The employees at the Junction Hotel generally perform standardized tasks, which require low levels of performance and quality of work. The result is that of low levels of wages and the subsequent low levels of employee performance and satisfaction. This in turn negatively impacts organsational efficiency. The lines below reveal some recommendations as to how efficiency could be increased at the Junction Hotel, especially in the context of the highly standardised operations:
Reducing the number of breaks to one, two most, during the eight hours of work (United States Air Force, 2008). This refers specifically to the number of breaks, not the overall duration of the total break. If for instance one Junction Hotel would offer its employees 8 breaks, of 8 minutes each break, it would mean that the employees can interrupt work during each hour. They think about the break, they go on the break and the come back thinking about the passed break and waiting to the future one. By the time they focus on the actual task, the next break is up. But if they get two breaks, of 30 minutes each, then they will not constantly interrupt their work and the efficiency would increase.

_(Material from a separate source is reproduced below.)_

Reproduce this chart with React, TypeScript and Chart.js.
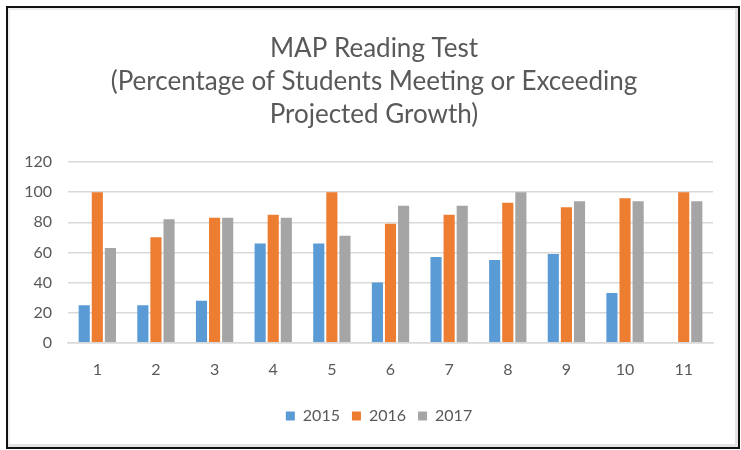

Setting stricter deadlines, but -- as a manager -- being prepared for them to be delayed. This strategy is useful as the stress of an upcoming deadline will often press the employees to be more active and efficient (Schilling, 2007). This does not mean that the employees would be exploited, only that the time allocated to procrastination is decreased.
Developing and implementing a reward system, based on performances. In other words, it would be necessary for the managers at the Junction Hotel to evaluate the efficiency of each individual employee and reward them based on their performance levels. Such an effort would materialize in motivation to increase efficiency, as well as the sense of worth and constructive competition between the staff members (Griffin and Moorhead, 2009).
In terms of the international expansion, it is noted that the Junction Hotel is becoming more and more of a global presence, especially as it is now an integrant part of the Hilvomada chain. It as such comes to operate across several countries and it implements the same standardized model in doing so. But despite the fact that international expansion presents the company with the benefits of wider customer bases and as such larger revenues, it also reveals the challenge of additional barriers to cross. One of the more relevant of these challenges is represented by the cultural differences.
Cultural differences play an essential part in the successful international expansion of an organization, in the meaning that unless the cultural differences are adequately understood, the organisational process would suffer. Furthermore, the cultural differences must not only be understood, but they must also be responded. Otherwise put, it is necessary for the Junction Hotel to understand and adapt its model to the specifics of the cultural background in a new region in which it operates, otherwise it risks failing at its effort of international expansion. Probably the most eloquent example in this sense is represented by the case of Wal-Mart in Germany. Wal-Mart is the undisputable leader of the retail industry in the United States, but its expansion in Germany has been a complete fiasco. The company strived to implement the model exactly as it was in the U.S. And did not understand and respect the privacy of the German population, their labor laws and the characteristics of the population (Knorr and Arndt, 2003). After a decade of struggle, it was forced to eventually exit the market and count its million dollar losses.